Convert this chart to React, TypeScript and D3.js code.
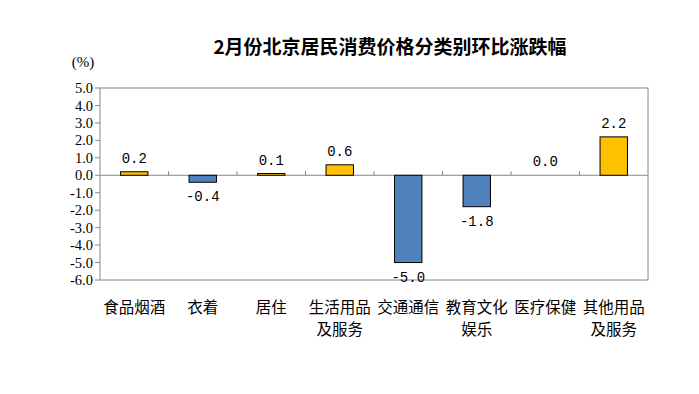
import * as d3 from 'd3'

const TITLE = '2月份北京居民消费价格分类别环比涨跌幅'
const UNIT = '(%)'
const CATEGORIES = [
  ['食品烟酒'],
  ['衣着'],
  ['居住'],
  ['生活用品', '及服务'],
  ['交通通信'],
  ['教育文化', '娱乐'],
  ['医疗保健'],
  ['其他用品', '及服务'],
]
const VALUES = [0.2, -0.4, 0.1, 0.6, -5.0, -1.8, 0.0, 2.2]
const Y_TICKS = [5, 4, 3, 2, 1, 0, -1, -2, -3, -4, -5, -6]

const WIDTH = 699
const HEIGHT = 394
const LEFT = 100
const RIGHT = 648
const TOP = 88
const BOTTOM = 280

const POS_COLOR = '#FFC000'
const NEG_COLOR = '#4F81BD'
const NUM_FONT = '"Liberation Mono", "DejaVu Sans Mono", monospace'
const CJK_FONT = '"Noto Sans CJK SC", sans-serif'

export default function App() {
  const x = d3
    .scaleBand<number>()
    .domain(d3.range(CATEGORIES.length))
    .range([LEFT, RIGHT])
    .paddingInner(0.6)
    .paddingOuter(0.3)
  const step = (RIGHT - LEFT) / CATEGORIES.length
  const y = d3.scaleLinear([-6, 5], [BOTTOM, TOP])
  const y0 = y(0)

  return (
    <svg
      width={WIDTH}
      height={HEIGHT}
      viewBox={`0 0 ${WIDTH} ${HEIGHT}`}
      style={{ position: 'absolute', left: 0, top: 0, background: '#fff' }}
    >
      <text x={390} y={54} textAnchor="middle" fontFamily={CJK_FONT} fontWeight="bold" fontSize={19} fill="#000">
        {TITLE}
      </text>
      <text x={83} y={67} textAnchor="middle" fontFamily='"Liberation Serif", serif' fontSize={15} fill="#000">
        {UNIT}
      </text>

      {/* frame */}
      <rect x={LEFT} y={TOP} width={RIGHT - LEFT} height={BOTTOM - TOP} fill="none" stroke="#888" strokeWidth={1} />

      {/* y axis ticks and labels */}
      {Y_TICKS.map((t) => (
        <g key={t}>
          <line x1={LEFT - 5} x2={LEFT} y1={y(t)} y2={y(t)} stroke="#888" />
          <text
            x={LEFT - 7}
            y={y(t)}
            dy="0.35em"
            textAnchor="end"
            fontFamily='"Liberation Serif", serif'
            fontSize={14.5}
            fill="#000"
          >
            {t.toFixed(1)}
          </text>
        </g>
      ))}

      {/* zero line and category ticks */}
      <line x1={LEFT} x2={RIGHT} y1={y0} y2={y0} stroke="#888" />
      {d3.range(1, CATEGORIES.length).map((i) => (
        <line key={i} x1={LEFT + i * step} x2={LEFT + i * step} y1={y0} y2={y0 - 4} stroke="#888" />
      ))}

      {/* bars */}
      {VALUES.map((v, i) => {
        const bx = x(i)!
        const bw = x.bandwidth()
        const top = Math.min(y(v), y0)
        const h = Math.abs(y(v) - y0)
        return (
          <g key={i}>
            {h > 0 && (
              <rect x={bx} y={top} width={bw} height={h} fill={v >= 0 ? POS_COLOR : NEG_COLOR} stroke="#000" strokeWidth={1} />
            )}
            <text
              x={bx + bw / 2}
              y={v >= 0 ? y(v) - 9 : y(v) + 19}
              textAnchor="middle"
              fontFamily={NUM_FONT}
              fontSize={14}
              fill="#000"
            >
              {v.toFixed(1)}
            </text>
          </g>
        )
      })}

      {/* category labels */}
      {CATEGORIES.map((lines, i) => (
        <text
          key={i}
          x={x(i)! + x.bandwidth() / 2}
          y={313}
          textAnchor="middle"
          fontFamily={CJK_FONT}
          fontSize={15.5}
          fill="#000"
        >
          {lines.map((l, j) => (
            <tspan key={j} x={x(i)! + x.bandwidth() / 2} dy={j === 0 ? 0 : 22}>
              {l}
            </tspan>
          ))}
        </text>
      ))}
    </svg>
  )
}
————————
TASK OBJECTIVE: Your copy of the data above should match it exactly, except that pictures are left out.

RESULT OF THE TASK:
Convert this chart to React, TypeScript and D3.js code.
import * as d3 from 'd3'

const TITLE = '2月份北京居民消费价格分类别环比涨跌幅'
const UNIT = '(%)'
const CATEGORIES = [
  ['食品烟酒'],
  ['衣着'],
  ['居住'],
  ['生活用品', '及服务'],
  ['交通通信'],
  ['教育文化', '娱乐'],
  ['医疗保健'],
  ['其他用品', '及服务'],
]
const VALUES = [0.2, -0.4, 0.1, 0.6, -5.0, -1.8, 0.0, 2.2]
const Y_TICKS = [5, 4, 3, 2, 1, 0, -1, -2, -3, -4, -5, -6]

const WIDTH = 699
const HEIGHT = 394
const LEFT = 100
const RIGHT = 648
const TOP = 88
const BOTTOM = 280

const POS_COLOR = '#FFC000'
const NEG_COLOR = '#4F81BD'
const NUM_FONT = '"Liberation Mono", "DejaVu Sans Mono", monospace'
const CJK_FONT = '"Noto Sans CJK SC", sans-serif'

export default function App() {
  const x = d3
    .scaleBand<number>()
    .domain(d3.range(CATEGORIES.length))
    .range([LEFT, RIGHT])
    .paddingInner(0.6)
    .paddingOuter(0.3)
  const step = (RIGHT - LEFT) / CATEGORIES.length
  const y = d3.scaleLinear([-6, 5], [BOTTOM, TOP])
  const y0 = y(0)

  return (
    <svg
      width={WIDTH}
      height={HEIGHT}
      viewBox={`0 0 ${WIDTH} ${HEIGHT}`}
      style={{ position: 'absolute', left: 0, top: 0, background: '#fff' }}
    >
      <text x={390} y={54} textAnchor="middle" fontFamily={CJK_FONT} fontWeight="bold" fontSize={19} fill="#000">
        {TITLE}
      </text>
      <text x={83} y={67} textAnchor="middle" fontFamily='"Liberation Serif", serif' fontSize={15} fill="#000">
        {UNIT}
      </text>

      {/* frame */}
      <rect x={LEFT} y={TOP} width={RIGHT - LEFT} height={BOTTOM - TOP} fill="none" stroke="#888" strokeWidth={1} />

      {/* y axis ticks and labels */}
      {Y_TICKS.map((t) => (
        <g key={t}>
          <line x1={LEFT - 5} x2={LEFT} y1={y(t)} y2={y(t)} stroke="#888" />
          <text
            x={LEFT - 7}
            y={y(t)}
            dy="0.35em"
            textAnchor="end"
            fontFamily='"Liberation Serif", serif'
            fontSize={14.5}
            fill="#000"
          >
            {t.toFixed(1)}
          </text>
        </g>
      ))}

      {/* zero line and category ticks */}
      <line x1={LEFT} x2={RIGHT} y1={y0} y2={y0} stroke="#888" />
      {d3.range(1, CATEGORIES.length).map((i) => (
        <line key={i} x1={LEFT + i * step} x2={LEFT + i * step} y1={y0} y2={y0 - 4} stroke="#888" />
      ))}

      {/* bars */}
      {VALUES.map((v, i) => {
        const bx = x(i)!
        const bw = x.bandwidth()
        const top = Math.min(y(v), y0)
        const h = Math.abs(y(v) - y0)
        return (
          <g key={i}>
            {h > 0 && (
              <rect x={bx} y={top} width={bw} height={h} fill={v >= 0 ? POS_COLOR : NEG_COLOR} stroke="#000" strokeWidth={1} />
            )}
            <text
              x={bx + bw / 2}
              y={v >= 0 ? y(v) - 9 : y(v) + 19}
              textAnchor="middle"
              fontFamily={NUM_FONT}
              fontSize={14}
              fill="#000"
            >
              {v.toFixed(1)}
            </text>
          </g>
        )
      })}

      {/* category labels */}
      {CATEGORIES.map((lines, i) => (
        <text
          key={i}
          x={x(i)! + x.bandwidth() / 2}
          y={313}
          textAnchor="middle"
          fontFamily={CJK_FONT}
          fontSize={15.5}
          fill="#000"
        >
          {lines.map((l, j) => (
            <tspan key={j} x={x(i)! + x.bandwidth() / 2} dy={j === 0 ? 0 : 22}>
              {l}
            </tspan>
          ))}
        </text>
      ))}
    </svg>
  )
}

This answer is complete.